You are instantly put through running tests, lifting tests, vertical jumps, body fat tests and many other tests to get a read on how good or bad of shape you are in. These numbers will follow you for the rest of your career because they will be the basis of how you will progress or digress over the next few years. Your body is sore and you constantly lose track of the time and the days, the only thing that matters is making it through to the next practice. Your legs become extremely weak during each practice because the heat is zapping every bit of your energy. An upperclassman told me that if I wanted to get my legs back after each practice then I must sit in a cold water tub full of ice for at least 15 minutes. I was skeptical at first but after the agony of getting in the water and your body adjusting to the temperature, it worked wonders for my legs. After the second practice, you are just looking to wind down, eat and possibly go to sleep but after dinner, there were a marathon of meetings that lasted up until 9:45 pm. Curfew was at 10:15 and lights out was at 10:30 so really, the only thing that you could do was go to sleep to rest your body.

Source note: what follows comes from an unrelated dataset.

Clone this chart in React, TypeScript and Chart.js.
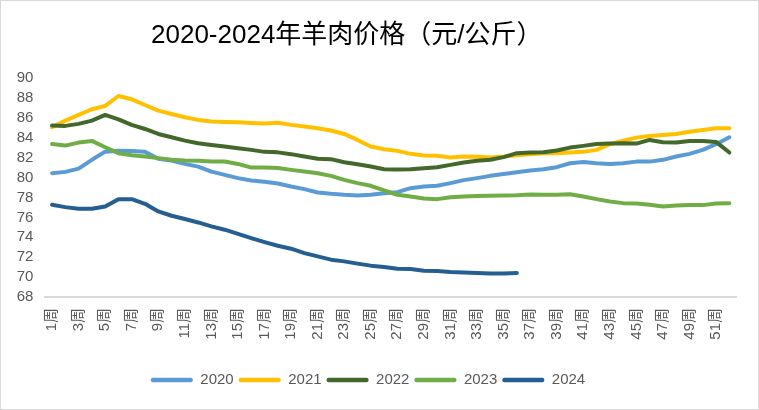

Competition in camp is fierce and the upperclassmen would always try to spook the freshmen by constantly reminding them that they can't wait until full pads are put on. That usually would tell the difference between a talker and a real player because if you can back it up when the pads go on, you have the respect of the upperclassmen. The best time comes when you finish the last day of camp and you get into game week preparation because finally you get to one practice a day which means more rest and free time. More importantly, you move closer to hitting and competing against another team not your teammates. The one luxury that we have at UC is that classes are on a quarter system, which means that we played three games before our first class started. During this time, you can get a feel of what it's like to be a pro football player because all you do is rest and practice, sort of like a full-time job. When classes start, the term student-athlete is exactly what you are because classes dwarf your role as an athlete.

The most important thing that you can do as a team is to get off to a fast start. The last thing that you want to do is come out of the chute and lose two of your first three games. This will erase any early confidence that your team may have built up in camp and turns it into pointing fingers at each other and the coaching staff. Athletes are human and the way they respond is through results and the best thing that a head coach can do to keep the attention of his team is to win! This will cure any doubts or insecurities of his players because they cannot argue with positive results. Besides people will always support a winner and you will become a closer unit when you have success and win. This is what eluded us in my first three years at UC and all we needed what a taste of success to turn the corner.